I will prioritize working on scrapping and cleaning the data, leaving the position of the avatar to the end (hopefully Alexandre will read this and in his attempt to make Roassal the best visualization engine in the universe and its users happier, he will implement my suggestion at the end).

So in my attempt to clean the data I'm trying to process originalText (look at [1]) to split it to single words. For that I start copying that text and replacing any occurrence of punctuation characters and parenthesis by spaces and then applying #splitOn: ' ' to the new string. I made this by the chunk of code at [3], but seems inelegant and trying to use cascades and ending in #yourself didn't make the trick.

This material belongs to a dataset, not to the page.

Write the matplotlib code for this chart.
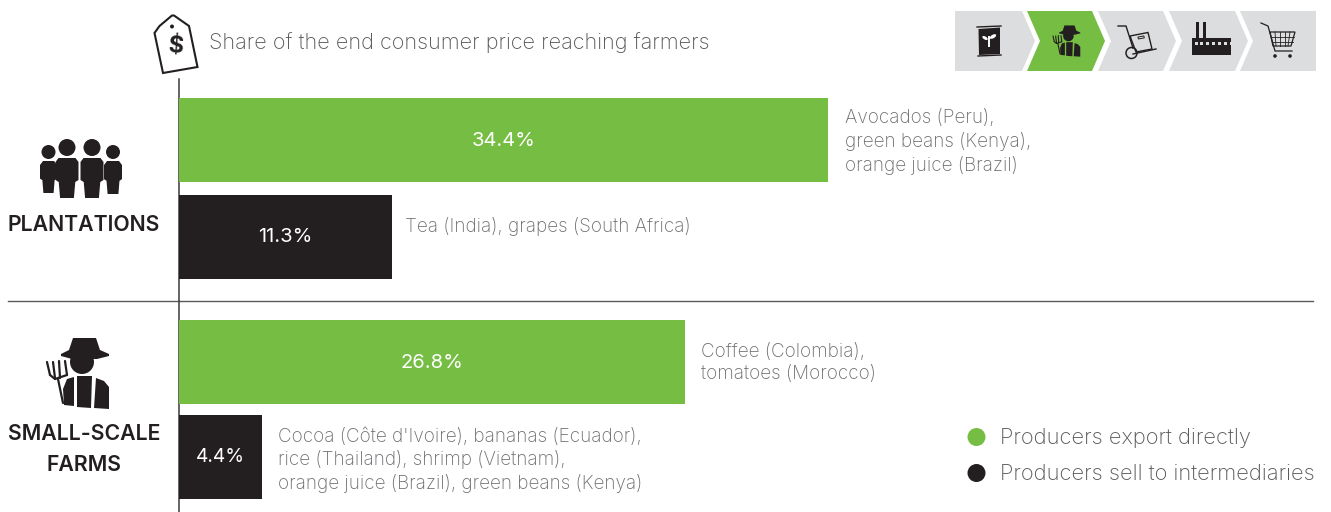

=[3]==========================

cookedText1 := originalText.
cookedText1 := cookedText1 copyReplaceAll: ',' with: ' '.
cookedText1 := cookedText1 copyReplaceAll: ';' with: ' '.
cookedText1 := cookedText1 copyReplaceAll: '.' with: ' '.
cookedText1 := cookedText1 copyReplaceAll: ':' with: ' '.
cookedText1 := cookedText1 copyReplaceAll: ')' with: ' '.
cookedText1 := cookedText1      copyReplaceAll: '(' with: ' '.
==============================

So here come my questions:

a) There is any form to replace code at [3] by a more elegant Smalltalk-ish way so I can have only words no matter if they are separated by spaces, punctuation marks of starting/ending with parenthesis?

Did you try RxMatcher? Probably much slower, but more flexible.
cookedText1 := (RxMatcher forString:'\w+') matchesIn:originalText.

Another way:

cookedText1 := originalText splitOn:[:x| x isLetter not].

and for removing empty and uninteresting words:

cookedText1 := cookedText1 reject:[:k | k size < 2 or:[uninterestingWords includes:k asLowercase]].

and finally create a new space delimited string:

cookedText2 := String streamContents:[:s| cookedText1 asStringOn:s delimiter: String space].


nicolai